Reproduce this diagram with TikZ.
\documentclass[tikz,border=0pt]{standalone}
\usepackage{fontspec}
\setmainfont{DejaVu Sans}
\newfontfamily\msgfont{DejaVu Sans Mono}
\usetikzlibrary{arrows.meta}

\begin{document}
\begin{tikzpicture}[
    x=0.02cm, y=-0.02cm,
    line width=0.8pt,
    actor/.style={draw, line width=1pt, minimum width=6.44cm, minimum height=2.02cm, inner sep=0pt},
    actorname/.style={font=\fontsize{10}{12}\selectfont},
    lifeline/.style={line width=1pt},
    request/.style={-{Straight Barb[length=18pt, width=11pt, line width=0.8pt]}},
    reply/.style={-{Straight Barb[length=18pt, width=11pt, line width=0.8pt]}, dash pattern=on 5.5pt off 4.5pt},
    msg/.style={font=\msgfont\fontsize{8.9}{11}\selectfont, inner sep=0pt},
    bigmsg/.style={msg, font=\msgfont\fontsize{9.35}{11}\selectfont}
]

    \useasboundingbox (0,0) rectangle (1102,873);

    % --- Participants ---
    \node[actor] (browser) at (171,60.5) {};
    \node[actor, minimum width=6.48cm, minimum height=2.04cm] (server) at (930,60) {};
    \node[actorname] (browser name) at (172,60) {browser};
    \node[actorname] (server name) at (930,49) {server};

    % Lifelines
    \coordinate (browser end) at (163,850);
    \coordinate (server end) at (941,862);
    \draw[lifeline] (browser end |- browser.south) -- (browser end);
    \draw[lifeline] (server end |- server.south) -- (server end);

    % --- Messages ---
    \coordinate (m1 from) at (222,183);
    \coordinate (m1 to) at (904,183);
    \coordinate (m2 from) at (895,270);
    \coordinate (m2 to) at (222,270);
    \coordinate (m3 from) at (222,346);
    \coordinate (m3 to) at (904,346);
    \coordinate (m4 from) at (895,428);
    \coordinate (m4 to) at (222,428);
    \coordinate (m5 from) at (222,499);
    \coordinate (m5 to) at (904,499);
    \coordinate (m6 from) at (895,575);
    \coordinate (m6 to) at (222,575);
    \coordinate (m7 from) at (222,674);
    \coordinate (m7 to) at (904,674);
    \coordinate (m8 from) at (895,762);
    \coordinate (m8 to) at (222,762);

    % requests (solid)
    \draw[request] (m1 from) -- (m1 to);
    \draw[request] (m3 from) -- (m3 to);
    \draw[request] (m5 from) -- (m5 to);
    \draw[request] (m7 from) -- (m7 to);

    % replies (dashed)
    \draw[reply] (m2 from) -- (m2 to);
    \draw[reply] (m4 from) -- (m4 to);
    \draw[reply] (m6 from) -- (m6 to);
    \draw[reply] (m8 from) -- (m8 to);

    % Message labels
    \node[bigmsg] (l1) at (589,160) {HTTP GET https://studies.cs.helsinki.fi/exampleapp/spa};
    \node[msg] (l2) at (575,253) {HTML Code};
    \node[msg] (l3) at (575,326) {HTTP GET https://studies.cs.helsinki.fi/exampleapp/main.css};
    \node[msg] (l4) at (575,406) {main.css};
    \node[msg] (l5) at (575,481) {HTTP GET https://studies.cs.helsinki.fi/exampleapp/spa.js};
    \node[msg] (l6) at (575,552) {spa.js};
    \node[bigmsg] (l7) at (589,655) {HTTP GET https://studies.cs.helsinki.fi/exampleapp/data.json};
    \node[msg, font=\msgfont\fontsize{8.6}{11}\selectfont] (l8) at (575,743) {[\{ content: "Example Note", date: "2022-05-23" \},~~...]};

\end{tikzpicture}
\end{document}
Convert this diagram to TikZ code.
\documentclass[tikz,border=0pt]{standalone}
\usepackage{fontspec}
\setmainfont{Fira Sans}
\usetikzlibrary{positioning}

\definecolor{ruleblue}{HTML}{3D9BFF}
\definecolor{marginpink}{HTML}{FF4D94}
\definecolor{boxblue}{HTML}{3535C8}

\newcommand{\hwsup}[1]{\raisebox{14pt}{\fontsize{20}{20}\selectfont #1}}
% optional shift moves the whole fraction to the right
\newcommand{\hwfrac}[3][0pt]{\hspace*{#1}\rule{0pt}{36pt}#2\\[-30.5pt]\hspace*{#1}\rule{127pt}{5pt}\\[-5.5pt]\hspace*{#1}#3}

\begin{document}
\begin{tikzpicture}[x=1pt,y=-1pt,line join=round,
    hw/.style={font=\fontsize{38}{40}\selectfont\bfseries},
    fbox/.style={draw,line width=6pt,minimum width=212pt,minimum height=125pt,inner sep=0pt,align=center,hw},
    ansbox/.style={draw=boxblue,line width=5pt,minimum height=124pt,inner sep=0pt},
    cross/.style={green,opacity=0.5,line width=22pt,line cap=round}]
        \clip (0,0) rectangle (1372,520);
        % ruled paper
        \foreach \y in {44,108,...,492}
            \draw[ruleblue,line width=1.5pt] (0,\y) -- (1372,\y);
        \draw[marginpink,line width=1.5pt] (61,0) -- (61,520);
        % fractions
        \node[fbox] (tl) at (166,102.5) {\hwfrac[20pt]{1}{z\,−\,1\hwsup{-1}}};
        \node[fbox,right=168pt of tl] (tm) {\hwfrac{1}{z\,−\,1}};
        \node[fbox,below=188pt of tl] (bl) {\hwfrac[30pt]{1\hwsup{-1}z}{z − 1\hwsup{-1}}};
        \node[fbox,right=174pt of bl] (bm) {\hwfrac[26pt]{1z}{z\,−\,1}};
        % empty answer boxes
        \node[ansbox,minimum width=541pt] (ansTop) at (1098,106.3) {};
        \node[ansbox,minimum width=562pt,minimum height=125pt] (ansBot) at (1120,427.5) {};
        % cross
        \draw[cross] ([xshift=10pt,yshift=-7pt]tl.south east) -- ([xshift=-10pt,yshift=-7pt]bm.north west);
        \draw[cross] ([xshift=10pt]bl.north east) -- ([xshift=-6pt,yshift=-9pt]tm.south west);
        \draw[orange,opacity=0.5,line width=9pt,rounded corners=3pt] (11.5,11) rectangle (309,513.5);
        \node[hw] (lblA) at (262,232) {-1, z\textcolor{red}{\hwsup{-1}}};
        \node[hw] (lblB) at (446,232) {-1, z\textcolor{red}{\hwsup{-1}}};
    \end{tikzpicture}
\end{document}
------------------------------------
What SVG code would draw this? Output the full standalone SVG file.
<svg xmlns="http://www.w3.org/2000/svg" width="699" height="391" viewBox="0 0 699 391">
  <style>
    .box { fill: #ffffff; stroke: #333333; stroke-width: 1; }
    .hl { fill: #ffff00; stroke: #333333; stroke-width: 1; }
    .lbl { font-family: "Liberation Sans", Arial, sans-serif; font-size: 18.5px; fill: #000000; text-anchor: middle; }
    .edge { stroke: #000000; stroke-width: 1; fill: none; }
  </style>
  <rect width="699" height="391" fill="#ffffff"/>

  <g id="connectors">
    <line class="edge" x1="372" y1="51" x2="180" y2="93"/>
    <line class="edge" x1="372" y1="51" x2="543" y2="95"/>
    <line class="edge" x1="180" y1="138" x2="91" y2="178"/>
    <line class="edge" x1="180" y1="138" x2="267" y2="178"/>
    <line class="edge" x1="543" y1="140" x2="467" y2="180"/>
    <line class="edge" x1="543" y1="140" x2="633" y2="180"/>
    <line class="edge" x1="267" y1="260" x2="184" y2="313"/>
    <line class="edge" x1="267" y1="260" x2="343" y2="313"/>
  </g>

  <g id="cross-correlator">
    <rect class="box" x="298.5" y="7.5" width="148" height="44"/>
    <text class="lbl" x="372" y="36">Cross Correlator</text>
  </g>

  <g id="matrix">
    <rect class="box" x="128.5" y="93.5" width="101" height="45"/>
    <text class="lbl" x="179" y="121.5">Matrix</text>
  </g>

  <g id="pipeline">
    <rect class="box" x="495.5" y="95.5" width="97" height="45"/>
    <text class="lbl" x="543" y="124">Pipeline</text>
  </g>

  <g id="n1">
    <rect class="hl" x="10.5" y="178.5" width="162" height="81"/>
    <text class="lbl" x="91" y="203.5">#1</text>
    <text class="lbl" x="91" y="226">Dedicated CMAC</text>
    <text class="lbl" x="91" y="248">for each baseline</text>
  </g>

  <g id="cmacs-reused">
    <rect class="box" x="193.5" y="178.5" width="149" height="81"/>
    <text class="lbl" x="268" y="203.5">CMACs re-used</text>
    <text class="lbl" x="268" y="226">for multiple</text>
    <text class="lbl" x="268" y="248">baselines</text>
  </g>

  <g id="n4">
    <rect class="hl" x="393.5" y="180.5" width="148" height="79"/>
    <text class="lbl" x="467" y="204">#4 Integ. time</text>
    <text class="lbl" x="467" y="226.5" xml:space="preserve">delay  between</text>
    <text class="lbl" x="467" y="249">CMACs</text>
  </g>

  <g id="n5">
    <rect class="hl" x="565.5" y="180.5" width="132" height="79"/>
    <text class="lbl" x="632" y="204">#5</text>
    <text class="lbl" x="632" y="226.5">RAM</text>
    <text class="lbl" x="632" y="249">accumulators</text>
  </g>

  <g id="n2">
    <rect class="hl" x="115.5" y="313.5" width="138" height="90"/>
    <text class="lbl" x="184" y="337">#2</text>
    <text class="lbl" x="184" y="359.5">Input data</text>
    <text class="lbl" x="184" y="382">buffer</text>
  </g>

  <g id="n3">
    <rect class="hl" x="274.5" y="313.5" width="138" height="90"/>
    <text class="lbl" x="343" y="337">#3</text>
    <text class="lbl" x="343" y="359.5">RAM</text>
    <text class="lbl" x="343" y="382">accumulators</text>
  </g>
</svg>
------------------------------------
**TO BE DONE**. Exactly reproduce the stretch from the line with "Reproduce this diagram with TikZ." through the line with "(0,0) rectangle (1102,873);", including both ends and nothing else.

**COMPLETED EXERCISE**.
Reproduce this diagram with TikZ.
\documentclass[tikz,border=0pt]{standalone}
\usepackage{fontspec}
\setmainfont{DejaVu Sans}
\newfontfamily\msgfont{DejaVu Sans Mono}
\usetikzlibrary{arrows.meta}

\begin{document}
\begin{tikzpicture}[
    x=0.02cm, y=-0.02cm,
    line width=0.8pt,
    actor/.style={draw, line width=1pt, minimum width=6.44cm, minimum height=2.02cm, inner sep=0pt},
    actorname/.style={font=\fontsize{10}{12}\selectfont},
    lifeline/.style={line width=1pt},
    request/.style={-{Straight Barb[length=18pt, width=11pt, line width=0.8pt]}},
    reply/.style={-{Straight Barb[length=18pt, width=11pt, line width=0.8pt]}, dash pattern=on 5.5pt off 4.5pt},
    msg/.style={font=\msgfont\fontsize{8.9}{11}\selectfont, inner sep=0pt},
    bigmsg/.style={msg, font=\msgfont\fontsize{9.35}{11}\selectfont}
]

    \useasboundingbox (0,0) rectangle (1102,873);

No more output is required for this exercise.